Ich glaube auch, dass ich nicht im Verdacht stehe, rot-grüne Regierungspolitik aus den Jahren 2000 bis 2005 verteidigen zu wollen oder zu müssen. Aber ich glaube auch, dass es notwendig ist, bestimmten Legendenbildungen entgegenzuwirken.

Die Arbeitsmarktreformpolitik, die in dieser Zeit erarbeitet wurde - die übrigens durch entsprechende Beteiligung der Länder, durch entsprechende Beteiligung der Gremien, auch des Bundesrates, also auch meiner Fraktion und der Fraktion der Union, entsprechend begleitet wurde -, ist in keinster Weise mit dem Ziel verabschiedet worden, Repressalien für sieben Millionen arbeitsuchende Menschen zu verabschieden, sondern mit dem klaren und nach wie vor richtigen Ziel, zwei völlig parallel laufende steuerfinanzierte Transfersysteme endlich zu einem System zusammenzufügen, um Verwaltungseffizienten zu erzielen, die in diesem völlig unsinnigen Nebeneinander dieser beiden Systeme nicht ausgeschöpft werden konnten. Punkt eins.

(Beifall bei FDP, CDU und BÜNDNIS 90/ DIE GRÜNEN)

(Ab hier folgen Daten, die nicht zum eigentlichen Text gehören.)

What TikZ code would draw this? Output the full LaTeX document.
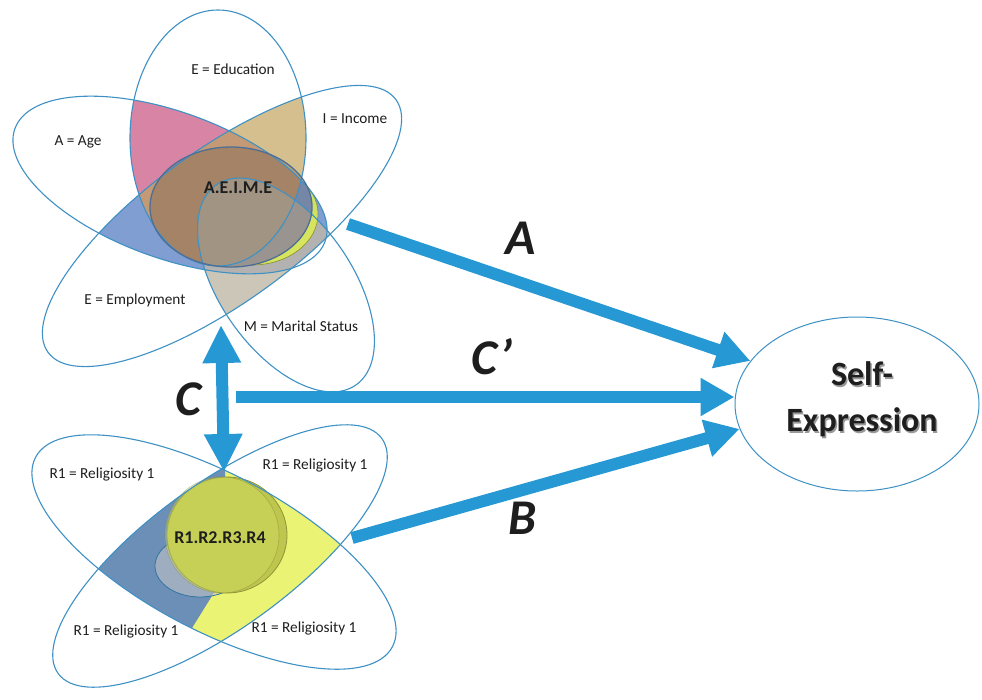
\documentclass[tikz,border=0pt]{standalone}
\usepackage{fontspec}
\setmainfont{Carlito}
\usetikzlibrary{arrows.meta,shapes.geometric}
\definecolor{edgeblue}{RGB}{62,145,196}
\definecolor{arrowblue}{RGB}{38,152,212}
\definecolor{pinkf}{RGB}{204,92,135}
\definecolor{tanf}{RGB}{200,170,105}
\definecolor{bluef}{RGB}{86,126,196}
\definecolor{greyf}{RGB}{192,184,168}
\definecolor{yellowf}{RGB}{222,238,80}
\definecolor{centref}{RGB}{95,80,70}
\definecolor{centreedge}{RGB}{78,110,150}
\definecolor{olivef}{RGB}{190,198,78}
\definecolor{lightyel}{RGB}{228,238,110}
\definecolor{greyell}{RGB}{200,200,200}
\definecolor{lensyel}{RGB}{232,242,100}
\definecolor{txtdark}{RGB}{30,30,30}
% ellipse paths (pixel coordinates, y downwards)
\newcommand\ellAge[1]{\path[#1,rotate around={-20:(170,185)}] (170,185) ellipse [x radius=165pt,y radius=73pt];}
\newcommand\ellEdu[1]{\path[#1] (218,138) ellipse [x radius=88pt,y radius=128pt];}
\newcommand\ellIE[1]{\path[#1,rotate around={36:(222,226)}] (222,226) ellipse [x radius=215pt,y radius=76pt];}
\newcommand\ellMar[1]{\path[#1,rotate around={-55:(286,285)}] (286,285) ellipse [x radius=122pt,y radius=66pt];}
\newcommand\ellCen[1]{\path[#1] (231,207) ellipse [x radius=81pt,y radius=60pt];}
\newcommand\ellYel[1]{\path[#1] (252,214) ellipse [x radius=66pt,y radius=51pt];}
\newcommand\ellP[1]{\path[#1,rotate around={-28:(214,552)}] (214,552) ellipse [x radius=202pt,y radius=78pt];}
\newcommand\ellQ[1]{\path[#1,rotate around={36:(220,556)}] (220,556) ellipse [x radius=200pt,y radius=72pt];}
\newcommand\ellGrey[1]{\path[#1] (200,566) ellipse [x radius=45pt,y radius=31pt];}
\newcommand\ellLight[1]{\path[#1] (222,535) ellipse [x radius=57pt,y radius=58pt];}
\newcommand\ellOlive[1]{\path[#1] (227,535) ellipse [x radius=60pt,y radius=58pt];}
\newcommand\shadowed[1]{\leavevmode\rlap{\hspace{1.5pt}\raisebox{-1.5pt}{\color{black!40}#1}}#1}
\tikzset{
  petal/.style={draw=edgeblue, line width=1.1pt},
  lbl/.style={font=\fontsize{15.3}{17}\selectfont, text=txtdark, inner sep=0pt},
  lblbold/.style={font=\fontsize{18}{20}\selectfont\bfseries, text=txtdark, inner sep=0pt},
  pathletter/.style={font=\fontsize{50}{55}\selectfont\bfseries\itshape, text=txtdark, inner sep=0pt},
  bigarrow/.style={draw=arrowblue, line width=12pt, -{Triangle[width=36pt,length=34pt]}},
  dblarrow/.style={draw=arrowblue, line width=12pt, {Triangle[width=36pt,length=38pt]}-{Triangle[width=36pt,length=38pt]}},
}
\begin{document}
\begin{tikzpicture}[x=1pt,y=-1pt]
\useasboundingbox (0,0) rectangle (982,699);
\fill[white] (0,0) rectangle (982,699);

% ---------- top flower ----------
\begin{scope}\ellAge{clip}\ellIE{fill=bluef, fill opacity=.75}\end{scope}
\begin{scope}\ellAge{clip}\ellEdu{fill=pinkf, fill opacity=.75}\end{scope}
\begin{scope}\ellEdu{clip}\ellIE{fill=tanf, fill opacity=.75}\end{scope}
\begin{scope}\ellMar{clip}\ellIE{fill=greyf, fill opacity=.8}\end{scope}
\begin{scope}[even odd rule]
  \clip (0,0) rectangle (982,699) (231,207) ellipse [x radius=81pt,y radius=60pt];
  \ellYel{fill=yellowf, fill opacity=.85, draw=yellowf!60!black, line width=.6pt}
\end{scope}
\ellCen{fill=centref, fill opacity=.3}
\ellAge{petal}
\ellEdu{petal}
\ellIE{petal}
\ellMar{petal}
\ellCen{draw=centreedge, line width=1.3pt}

\node[lbl] (edu) at (233,69) {E = Education};
\node[lbl] (inc) at (355,119) {I = Income};
\node[lbl] (age) at (78,142) {A = Age};
\node[lblbold] (aeime) at (238,188) {A.E.I.M.E};
\node[lbl] (emp) at (135,300) {E = Employment};
\node[lbl] (mar) at (301,326) {M = Marital Status};

% ---------- bottom flower ----------
\begin{scope}\ellP{clip}\ellQ{fill=lensyel, fill opacity=.9}\end{scope}
\begin{scope}
  \ellP{clip}\ellQ{clip}
  \fill[bluef, fill opacity=.85] (0,400) -- (225,400) -- (225,575) -- (192,628) -- (0,628) -- cycle;
\end{scope}
\ellGrey{fill=greyell, fill opacity=.55, draw=edgeblue!80!black, line width=.8pt}
\ellOlive{fill=olivef, draw=olivef!75!black, line width=.8pt}
\ellLight{fill=lightyel, fill opacity=.25, draw=olivef!70!black, draw opacity=.5, line width=.6pt}
\ellP{petal}
\ellQ{petal}

\node[lbl] (r1) at (102,474) {R1 = Religiosity 1};
\node[lbl] (r2) at (315,465) {R1 = Religiosity 1};
\node[lbl] (r3) at (126,631) {R1 = Religiosity 1};
\node[lbl] (r4) at (304,628) {R1 = Religiosity 1};
\node[lblbold] (rall) at (220,538) {R1.R2.R3.R4};

% ---------- outcome ----------
\node[ellipse, draw=edgeblue, line width=1pt, minimum width=244pt, minimum height=174pt, inner sep=0pt] (se) at (857,404) {};
\node[font=\fontsize{34}{46}\selectfont\bfseries, text=txtdark, align=center] (setext) at (862,400) {\shadowed{Self-}\\\shadowed{Expression}};

% ---------- arrows ----------
\coordinate (aS) at (348,224);
\coordinate (cS) at (236,397);
\coordinate (bS) at (352,538);
\coordinate (cT) at (221,325);
\coordinate (cB) at (224,472);
\draw[bigarrow] (aS) -- (se.158);
\draw[bigarrow] (cS) -- (cS -| se.west);
\draw[bigarrow] (bS) -- (se.192);
\draw[dblarrow] (cB) -- (cT);

\node[pathletter] (la) at (521,238) {A};
\node[pathletter] (lc2) at (492,357) {C’};
\node[pathletter] (lb) at (523,518) {B};
\node[pathletter] (lc) at (188,399) {C};
\end{tikzpicture}
\end{document}
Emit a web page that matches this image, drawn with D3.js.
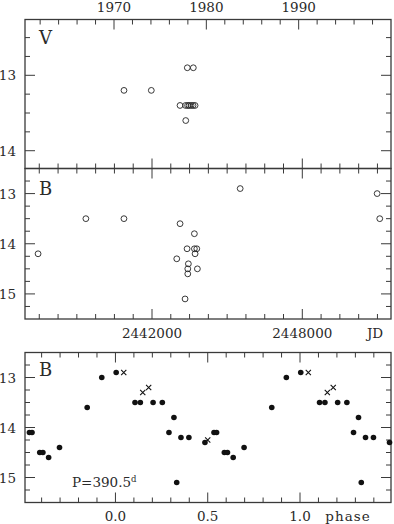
<!DOCTYPE html>
<html><head><meta charset="utf-8">
<script src="https://cdn.jsdelivr.net/npm/d3@7"></script>
<style>
html,body{margin:0;padding:0;background:#fff;}
svg{display:block;}
text{font-family:"DejaVu Serif",serif;fill:#2a2a2a;}
</style></head>
<body>
<svg id="c" width="394" height="524"></svg>
<script>
// ---- data ----
// Panel 1: V magnitude vs year
const vYears = [1971.08, 1974.04, 1977.15, 1977.75, 1977.97, 1978.13, 1978.35, 1978.56, 1978.78, 1977.77, 1977.94, 1978.59];
const vMags  = [13.2, 13.2, 13.4, 13.4, 13.4, 13.4, 13.4, 13.4, 13.4, 13.6, 12.9, 12.9];
// Panel 2: B magnitude vs JD
const bJD   = [2437452, 2439360, 2440880, 2443120, 2443692, 2443400, 2443692, 2443788, 2443720, 2442988, 2443452, 2443428, 2443812, 2443428, 2443320, 2445520, 2450988, 2451092];
const bMags = [14.2, 13.5, 13.5, 13.6, 13.8, 14.1, 14.1, 14.1, 14.2, 14.3, 14.4, 14.5, 14.5, 14.6, 15.1, 12.9, 13.0, 13.5];
// Panel 3: B vs phase (P = 390.5 d), base phases in [0,1)
const phDots     = [0.004, 0.106, 0.135, 0.204, 0.254, 0.29, 0.317, 0.332, 0.355, 0.398, 0.485, 0.534, 0.548, 0.59, 0.607, 0.638, 0.697, 0.847, 0.926];
const phDotMags  = [12.9, 13.5, 13.5, 13.5, 13.5, 14.1, 13.8, 15.1, 14.2, 14.2, 14.3, 14.1, 14.1, 14.5, 14.5, 14.6, 14.4, 13.6, 13.0];
const phCross    = [0.045, 0.148, 0.18, 0.5];
const phCrossMags= [12.9, 13.3, 13.2, 14.25];
// tick labels
const yearLabels  = [1970, 1980, 1990];
const jdLabels    = [2442000, 2448000];
const phaseLabels = [0.0, 0.5, 1.0];
const magLabelsV  = [13, 14];
const magLabelsB  = [13, 14, 15];
const periodText  = "P=390.5";

// ---- layout ----
const L = 25, R = 391;
const svg = d3.select("#c");
const frameColor = "#3a3a3a";

const xYear  = d3.scaleLinear().domain([1960.36, 2000.0]).range([L, R]);
const xJD    = d3.scaleLinear().domain([2436930, 2451541]).range([L, R]);
const xPhase = d3.scaleLinear().domain([-0.49, 1.493]).range([L, R]);

const yV  = d3.scaleLinear().domain([12.26, 14.236]).range([19.5, 168.5]);
const yB  = d3.scaleLinear().domain([12.5, 15.5]).range([168.5, 319]);
const yP  = d3.scaleLinear().domain([12.5, 15.5]).range([352.5, 502.5]);

function range(a, b, s) { const r = []; for (let v = a; v <= b + 1e-9; v += s) r.push(+v.toFixed(6)); return r; }

function ticksX(scale, vals, majorFn, yEdge, dir) {
  svg.append("g").selectAll("line").data(vals).join("line")
    .attr("x1", d => scale(d)).attr("x2", d => scale(d))
    .attr("y1", yEdge).attr("y2", d => yEdge + dir * (majorFn(d) ? 10 : 5))
    .attr("stroke", frameColor).attr("stroke-width", 1);
}
function ticksY(scale, vals, majorFn, xEdge, dir) {
  svg.append("g").selectAll("line").data(vals).join("line")
    .attr("y1", d => scale(d)).attr("y2", d => scale(d))
    .attr("x1", xEdge).attr("x2", d => xEdge + dir * (majorFn(d) ? 10 : 5))
    .attr("stroke", frameColor).attr("stroke-width", 1);
}
function frame(y0, y1) {
  svg.append("rect").attr("x", L).attr("y", y0).attr("width", R - L).attr("height", y1 - y0)
    .attr("fill", "none").attr("stroke", frameColor).attr("stroke-width", 1.3);
}
const isInt = d => Math.abs(d - Math.round(d)) < 1e-6;

const yearTicks  = range(1962, 2000, 2).filter(d => xYear(d) > L + 0.5 && xYear(d) < R - 0.5);
const jdTicks    = range(2437500, 2451000, 750);
const phaseTicks = range(-0.4, 1.4, 0.1);
const jdMajor = d => (d % 6000) === 0;
const yrMajor = d => d % 10 === 0;
const phMajor = d => Math.abs(d * 2 - Math.round(d * 2)) < 1e-6;

// ---- Panel 1 ----
{
  const [y0, y1] = yV.range();
  frame(y0, y1);
  ticksX(xYear, yearTicks, yrMajor, y0, 1);
  ticksX(xJD, jdTicks, jdMajor, y1, -1);
  const mt = range(12.5, 14.0, 0.25);
  ticksY(yV, mt, isInt, L, 1);
  ticksY(yV, mt, isInt, R, -1);
  svg.append("g").selectAll("text").data(yearLabels).join("text")
    .attr("x", d => xYear(d)).attr("y", 12).attr("text-anchor", "middle")
    .attr("font-size", 13.5).text(d => d);
  svg.append("g").selectAll("text").data(magLabelsV).join("text")
    .attr("x", 16).attr("y", d => yV(d) + 5).attr("text-anchor", "end")
    .attr("font-size", 13.5).text(d => d);
  svg.append("text").attr("x", 39).attr("y", 44).attr("font-size", 18).text("V");
  svg.append("g").selectAll("circle").data(vYears).join("circle")
    .attr("cx", d => xYear(d)).attr("cy", (d, i) => yV(vMags[i])).attr("r", 2.9)
    .attr("fill", "none").attr("stroke", "#222").attr("stroke-width", 0.9);
}

// ---- Panel 2 ----
{
  const [y0, y1] = yB.range();
  frame(y0, y1);
  ticksX(xJD, jdTicks, jdMajor, y0, 1);
  ticksX(xJD, jdTicks, jdMajor, y1, -1);
  const mt = range(12.75, 15.25, 0.25);
  ticksY(yB, mt, isInt, L, 1);
  ticksY(yB, mt, isInt, R, -1);
  svg.append("g").selectAll("text").data(magLabelsB).join("text")
    .attr("x", 16).attr("y", d => yB(d) + 5).attr("text-anchor", "end")
    .attr("font-size", 13.5).text(d => d);
  svg.append("g").selectAll("text").data(jdLabels).join("text")
    .attr("x", d => xJD(d)).attr("y", 338).attr("text-anchor", "middle")
    .attr("font-size", 13.5).text(d => d);
  svg.append("text").attr("x", 375).attr("y", 338).attr("text-anchor", "middle")
    .attr("font-size", 13.5).text("JD");
  svg.append("text").attr("x", 39).attr("y", 195).attr("font-size", 18).text("B");
  svg.append("g").selectAll("circle").data(bJD).join("circle")
    .attr("cx", d => xJD(d)).attr("cy", (d, i) => yB(bMags[i])).attr("r", 2.9)
    .attr("fill", "none").attr("stroke", "#222").attr("stroke-width", 0.9);
}

// ---- Panel 3 ----
{
  const [y0, y1] = yP.range();
  frame(y0, y1);
  ticksX(xPhase, phaseTicks, phMajor, y0, 1);
  ticksX(xPhase, phaseTicks, phMajor, y1, -1);
  const mt = range(12.75, 15.25, 0.25);
  ticksY(yP, mt, isInt, L, 1);
  ticksY(yP, mt, isInt, R, -1);
  svg.append("g").selectAll("text").data(magLabelsB).join("text")
    .attr("x", 16).attr("y", d => yP(d) + 5).attr("text-anchor", "end")
    .attr("font-size", 13.5).text(d => d);
  svg.append("g").selectAll("text").data(phaseLabels).join("text")
    .attr("x", d => xPhase(d)).attr("y", 521).attr("text-anchor", "middle")
    .attr("font-size", 13.5).text(d => d.toFixed(1));
  svg.append("text").attr("x", 348).attr("y", 521).attr("text-anchor", "middle")
    .attr("font-size", 13.5).attr("letter-spacing", 1).text("phase");
  svg.append("text").attr("x", 39).attr("y", 376).attr("font-size", 18).text("B");
  const pt = svg.append("text").attr("x", 72).attr("y", 487).attr("font-size", 13.5).text(periodText);
  pt.append("tspan").attr("font-size", 8.5).attr("dy", -5.5).text("d");

  const [d0, d1] = xPhase.domain();
  const fold = (ph, mg) => {
    const out = [];
    ph.forEach((p, i) => [-1, 0, 1].forEach(k => {
      const q = p + k;
      if (q >= d0 && q <= d1) out.push({ p: q, m: mg[i] });
    }));
    return out;
  };
  svg.append("g").selectAll("circle").data(fold(phDots, phDotMags)).join("circle")
    .attr("cx", d => xPhase(d.p)).attr("cy", d => yP(d.m)).attr("r", 2.8)
    .attr("fill", "#111");
  const s = 2.6;
  svg.append("g").selectAll("path").data(fold(phCross, phCrossMags)).join("path")
    .attr("d", d => {
      const x = xPhase(d.p), y = yP(d.m);
      return `M${x - s},${y - s}L${x + s},${y + s}M${x - s},${y + s}L${x + s},${y - s}`;
    })
    .attr("stroke", "#111").attr("stroke-width", 1.1).attr("fill", "none");
}
</script>
</body></html>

Punkt zwei. Man mag heute eine Bilanz ziehen, wie immer man dazu steht, ob es bislang gelungen ist, das Prinzip Fördern und Fordern schon zu leben. Da mag man unterschiedlicher Meinung sein. Aber das Prinzip Fördern und Fordern gleichzusetzen mit Repressalien und Keulen, die gegen Arbeitsuchende geschwungen werden, ist billigste Polemik.

(Beifall bei FDP und CDU sowie vereinzelt bei SPD und BÜNDNIS 90/DIE GRÜNEN)

Das wird auch nicht dem Anspruch gerecht, den der damalige Gesetzgeber gesetzt hat.

Arbeit ist mehr als nur Beschäftigung. Arbeit ist auch mehr als nur Broterwerb. Dass Menschen, insbesondere Menschen, die lange arbeitslos waren, sich wieder als Bestandteil unserer Gesellschaft fühlen können, dass sie sich wertgeschätzt fühlen, dass sie sich als vollwertige Mitglieder dieser Gesellschaft, die sich in unsere Gesellschaft einbringen, fühlen können, das sie sich angenommen fühlen können - auch darum ging es dabei. Der Grundsatz Fördern und Fordern ist nach wie vor richtig, muss verbessert werden, muss ausgebaut werden. Es müssen Chancen geschaffen werden. Das in Bausch und Bogen in einem polemischen Beitrag in Abrede stellen zu wollen, haben diese Arbeitsmarktreformen nicht verdient. Nein, sie haben verdient, dass sie weiterentwickelt werden, dass sie bürgerfreundlicher gemacht werden. Sie haben es mit Sicherheit nicht verdient, in dieser polemischen Art und Weise falsch dargestellt zu werden.